Context: Nonradiographic tests to identify fractures rely on a patient's report of increased pain at the site of injury. These tests can be misleading and produce false-positive or false-negative results because of differences in pain tolerance. A painless technique using a tuning fork and stethoscope to detect fractures has undergone limited review in the athletic training literature.
Objective: To determine if the use of a 128-Hz vibrating tuning fork and stethoscope were effective in identifying fractures.
Design: Cross-sectional study.
Setting: University athletic training room or local orthopaedic center when fractures were suspected.

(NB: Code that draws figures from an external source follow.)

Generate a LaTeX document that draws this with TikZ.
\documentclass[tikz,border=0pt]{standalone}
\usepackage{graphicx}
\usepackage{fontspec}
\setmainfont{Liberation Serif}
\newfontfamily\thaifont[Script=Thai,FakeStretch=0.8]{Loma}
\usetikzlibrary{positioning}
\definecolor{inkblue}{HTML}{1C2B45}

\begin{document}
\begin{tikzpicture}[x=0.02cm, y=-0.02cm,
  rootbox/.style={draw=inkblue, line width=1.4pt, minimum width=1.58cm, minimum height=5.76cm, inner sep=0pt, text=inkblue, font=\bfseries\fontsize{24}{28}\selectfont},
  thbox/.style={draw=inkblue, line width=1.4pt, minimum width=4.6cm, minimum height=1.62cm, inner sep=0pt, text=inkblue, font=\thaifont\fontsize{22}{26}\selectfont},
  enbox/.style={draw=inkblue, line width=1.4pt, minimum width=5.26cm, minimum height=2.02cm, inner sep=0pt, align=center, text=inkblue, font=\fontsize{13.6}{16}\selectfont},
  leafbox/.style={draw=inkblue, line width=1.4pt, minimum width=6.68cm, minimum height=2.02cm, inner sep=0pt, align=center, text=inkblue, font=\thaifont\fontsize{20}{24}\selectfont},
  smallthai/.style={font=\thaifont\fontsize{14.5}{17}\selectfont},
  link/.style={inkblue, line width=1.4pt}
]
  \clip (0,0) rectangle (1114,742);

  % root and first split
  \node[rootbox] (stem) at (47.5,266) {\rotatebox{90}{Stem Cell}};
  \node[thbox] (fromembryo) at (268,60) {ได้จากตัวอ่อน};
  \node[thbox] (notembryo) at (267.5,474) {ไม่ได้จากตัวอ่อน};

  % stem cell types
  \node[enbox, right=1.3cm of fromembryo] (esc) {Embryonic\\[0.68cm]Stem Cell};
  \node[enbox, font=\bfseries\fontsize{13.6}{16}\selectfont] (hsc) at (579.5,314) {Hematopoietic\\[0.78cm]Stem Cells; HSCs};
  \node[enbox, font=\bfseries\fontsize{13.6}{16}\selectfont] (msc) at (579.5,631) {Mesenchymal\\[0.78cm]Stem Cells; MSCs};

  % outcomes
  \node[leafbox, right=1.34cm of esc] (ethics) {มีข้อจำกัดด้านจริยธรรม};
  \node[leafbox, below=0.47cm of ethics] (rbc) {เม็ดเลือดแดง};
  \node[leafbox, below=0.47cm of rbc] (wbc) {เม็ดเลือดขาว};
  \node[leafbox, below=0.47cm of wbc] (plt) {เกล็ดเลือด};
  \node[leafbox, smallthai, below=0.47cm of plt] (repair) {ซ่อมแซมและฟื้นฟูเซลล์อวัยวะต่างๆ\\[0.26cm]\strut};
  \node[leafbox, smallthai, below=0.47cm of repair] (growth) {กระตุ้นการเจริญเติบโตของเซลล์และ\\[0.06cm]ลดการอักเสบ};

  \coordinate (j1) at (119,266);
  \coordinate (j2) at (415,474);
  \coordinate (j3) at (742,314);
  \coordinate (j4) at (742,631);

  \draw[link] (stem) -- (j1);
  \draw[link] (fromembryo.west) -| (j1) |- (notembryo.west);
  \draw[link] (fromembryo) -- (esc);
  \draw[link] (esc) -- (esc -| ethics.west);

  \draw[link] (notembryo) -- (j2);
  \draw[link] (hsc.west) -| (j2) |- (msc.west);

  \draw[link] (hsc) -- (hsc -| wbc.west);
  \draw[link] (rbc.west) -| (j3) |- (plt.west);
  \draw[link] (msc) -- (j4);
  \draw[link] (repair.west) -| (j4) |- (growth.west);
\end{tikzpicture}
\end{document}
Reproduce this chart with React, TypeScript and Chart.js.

Patients or other participants: A total of 37 patients (19 males, 18 females) volunteered.
Main outcome measure(s): A diminished or absent sound arising from the injured bone as compared with the uninjured bone represented a positive sign for a fracture. Radiographs interpreted by the attending orthopaedic physician provided the standard for comparison of diagnostic findings.
Results: Sensitivity was 0.83 (10:12), specificity was 0.80 (20:25), positive likelihood ratio was 4.2, negative likelihood ratio was 0.21, and diagnostic accuracy was 81% (30:37).
Conclusions: The tuning fork and stethoscope technique was an effective screening method for a variety of fractures.
Keywords: assessment; auscultation; false-negative results; false-positive results.